The longer the snoot or grid, the narrower the beam of light

Length does matter

The effect of snoots and grids depend mainly on the length of the tube(s), but the shape of a single tube can of course change the way the light is controlled. As a rule of thumb a shorter snoot will give a wider spot of light, and a grid of the same length will give a narrower spot than a bare tube. If you add a grid to a snoot it also narrows the beam of light and the longer the grid, the less spill.

Ready made grids are often labeled with an angle, like 20 degrees, 45 degrees or similar, and this angle refers to the angle of the beam leaving a flash mounted with that grid. The larger the angle, the wider the beam. The angles aren't precise, because they will depend on the length and size of the tubes in the grid combined with the distance between the grid and the flash tube as well as other factors such as the zoom angle of the flash. But generally a 45 degree grid is quite wide, while 10 or 20 is narrow. My longest grids are probably closer to 5 degrees and will give a narrow foot-wide spot even at long distances.

On some of the snoots that fold, which you assemble around the flash head, you can shape the tube more or less conical. The smaller the front opening, the narrower the light beam will be.

Factory made

I already mentioned the foam snoots from Saxxon, but there are many more ready made snoots and grids out there. David Honl has both a Speed Grid and a Speed Snoot, which attach to the Speed Strap also available from Honl. LumiQuest also has a neat snoot, which folds flat and seems to be able to fit most strobes.

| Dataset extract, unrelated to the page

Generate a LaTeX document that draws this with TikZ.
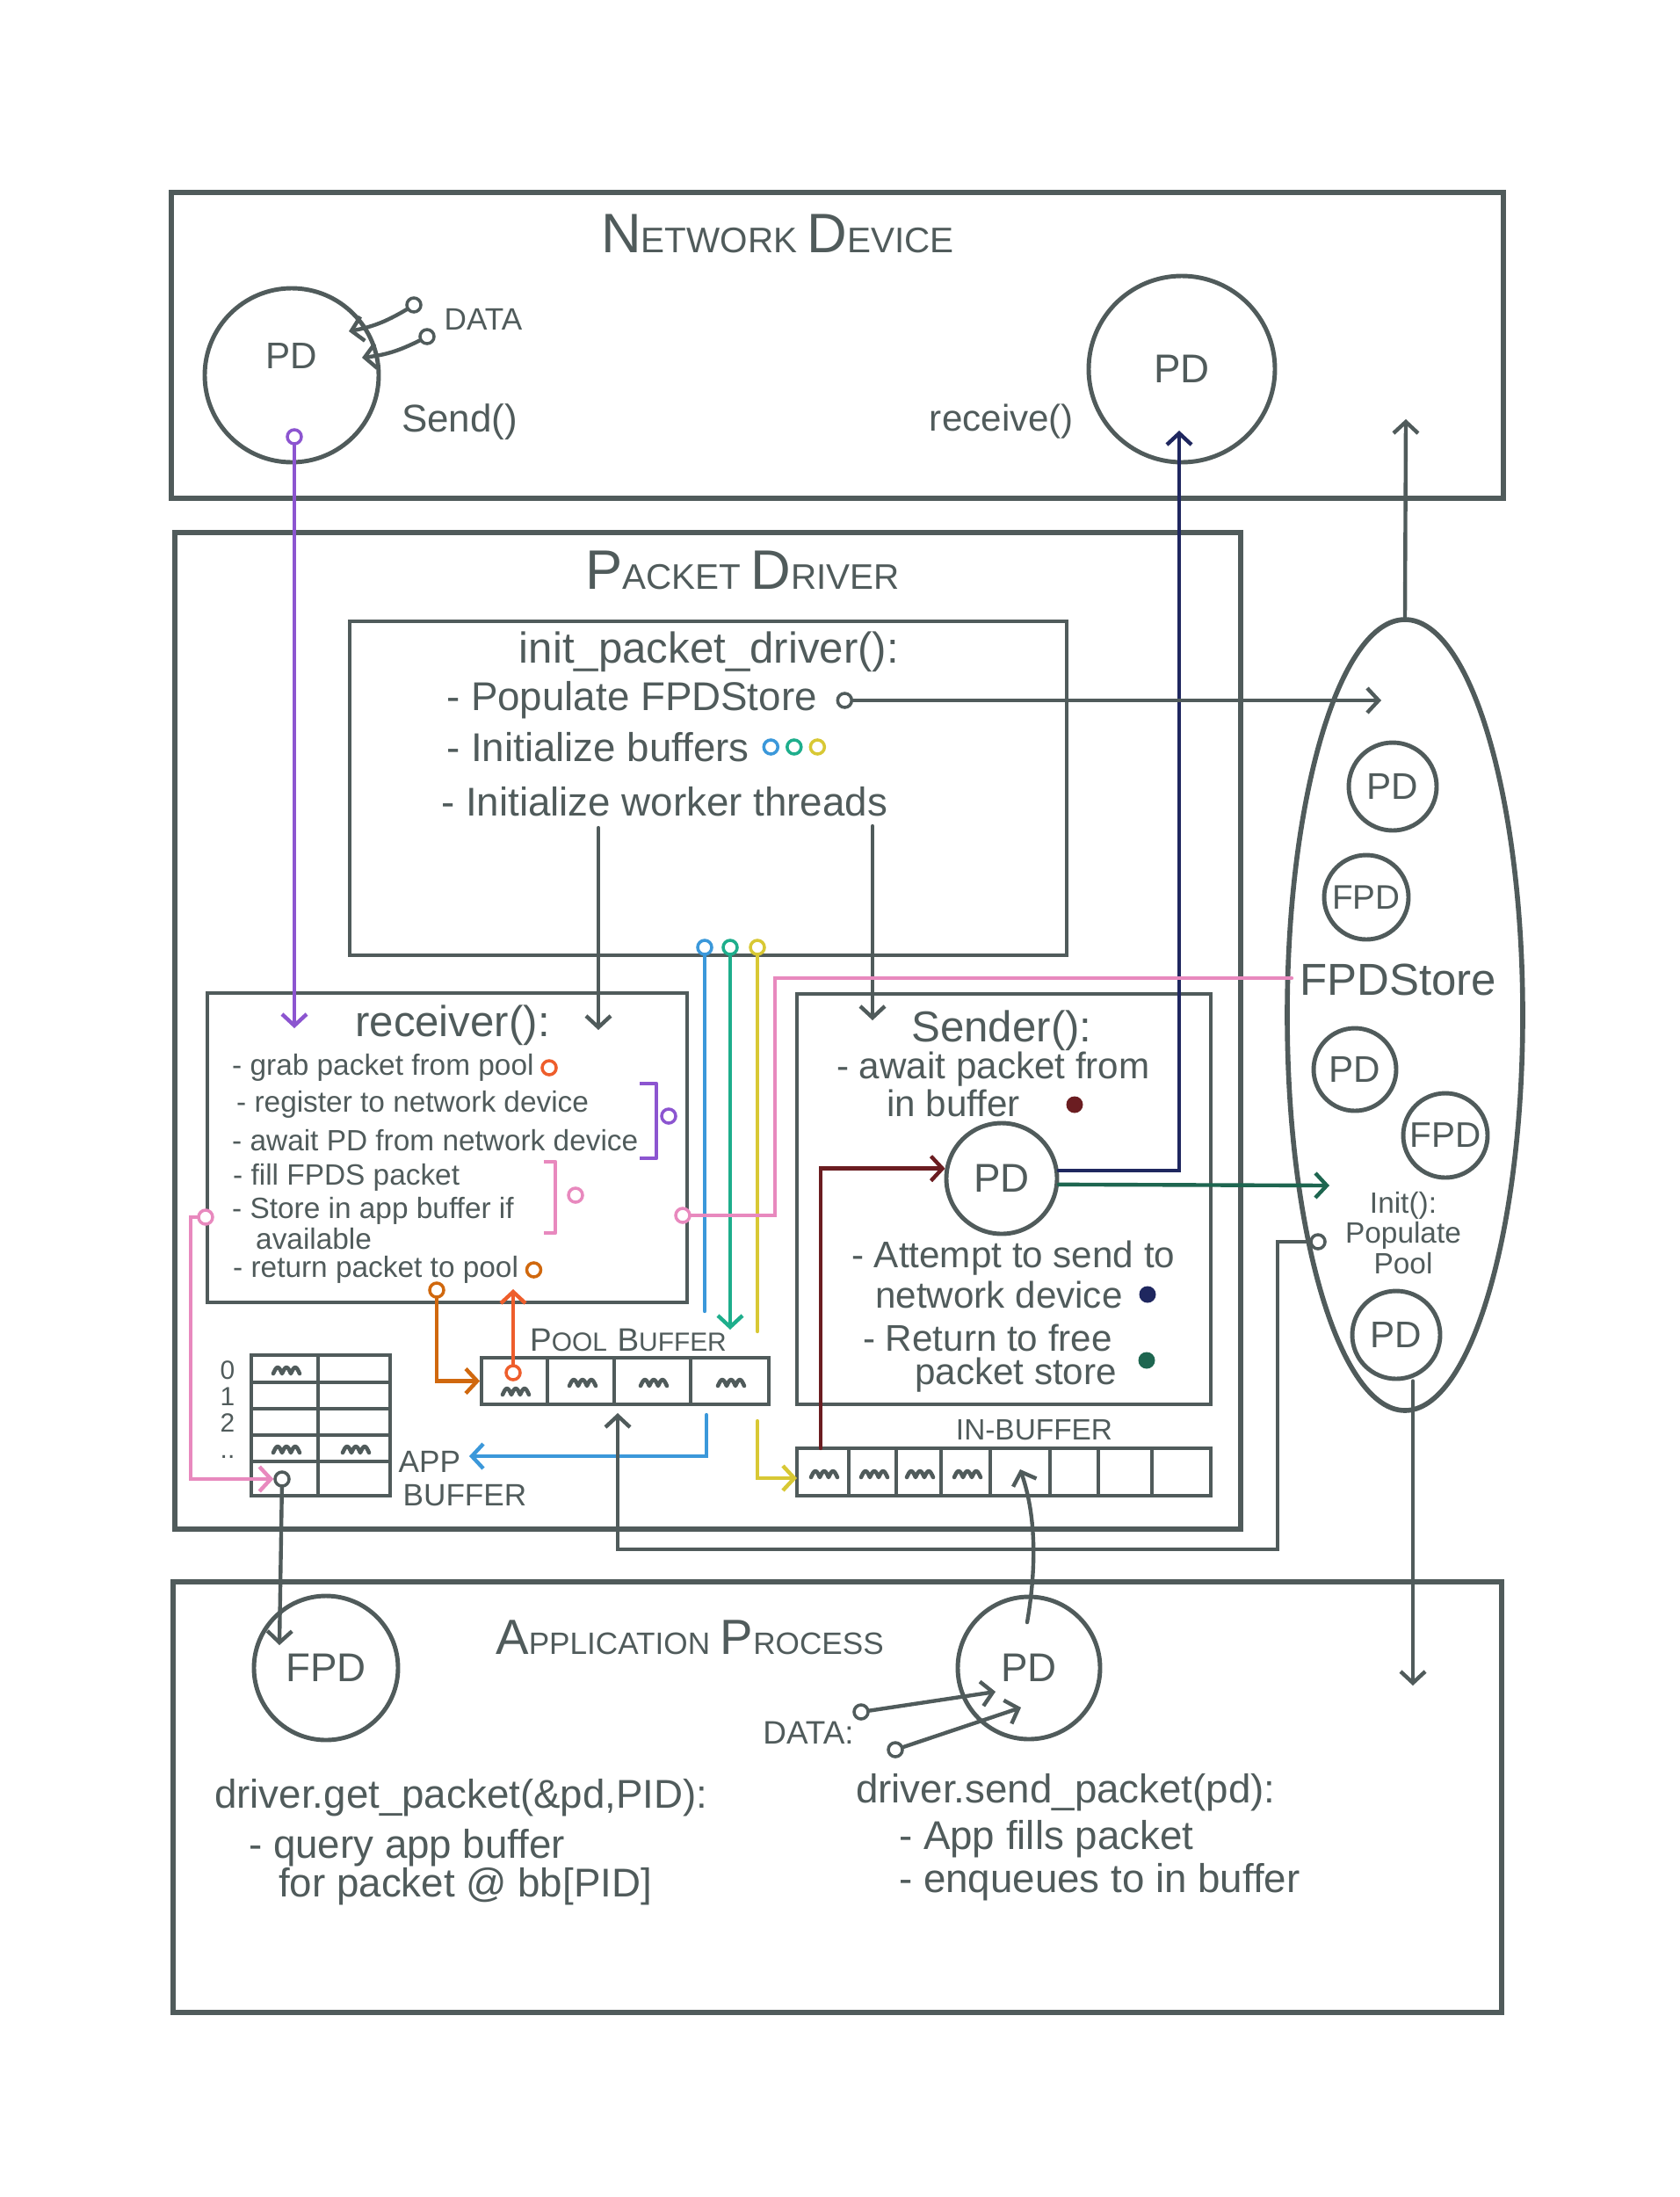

A favorite snoot of mine is Saxon Computers' ready made mini-snoots with built-in grid, which are supposed to sit on your camera's pop-up flash, and at a price of 0.99 US$ for two must be a contender in the all-times-least-expensive-camera-gear-competition.

A mini-snoot

I will start this series about flash modifiers with the cheapest modifier I can imagine. They do come simpler as we will see later, but at two for 0.99 US$ it's gonna be hard to find a less expensive store-bought modifier. At Saxon Computers you get two mini snoots for less than one buck. You will have to pay for postage of course, but even so... they're really inexpensive.

Apart from being cheap the mini-snoot also separates itself from many of the other modifiers I will discuss by fitting on a built-in pop-up flash. OK, fitting may be exaggerating a bit. Let's make that: meant to be used on. The fitting mainly consists of a bit of gaffer tape. But once you have mounted the snoot in front of your built in flash, you can take some really cool shots. The mini-snoot is kind of a one trick pony, because what it does, does well and does every time you use it, is to narrow the direct, built-in flash down to a small-diameter ray of light.
It's much like the light from a flashlight or a stage spotlight. The effect is surprising and actually quite useful. It completely isolates any subject in the middle of the image and can render most of the rest of the image dark depending on your exposure settings.

The mini grid mounted on a pop-up flash.
It doesn't get simpler or less expensive than this!

You have to be a little careful about the direction it's aiming. I went extravagant and used two pieces of gaffer - significantly increasing the price of the setup, I admit, but on the other hand that ensured me that the snoot didn't shift once I had it centered. The intro image to this series of the fish figure on the wall as well as the image below were both shot using this snoot, and the one below was shot using a 10mm wideangle. As you can see, my good friend Henning really is like a hare caught in the lights from a car. The image is uncropped and shows how much the light is concentrated.

The Saxon mini-snoots consist of foam and a small grid, and you could probably easily make them yourself from craft foam from Michael's and some black straws - but I challenge you to keep material expenses below a dollar before the first two are made.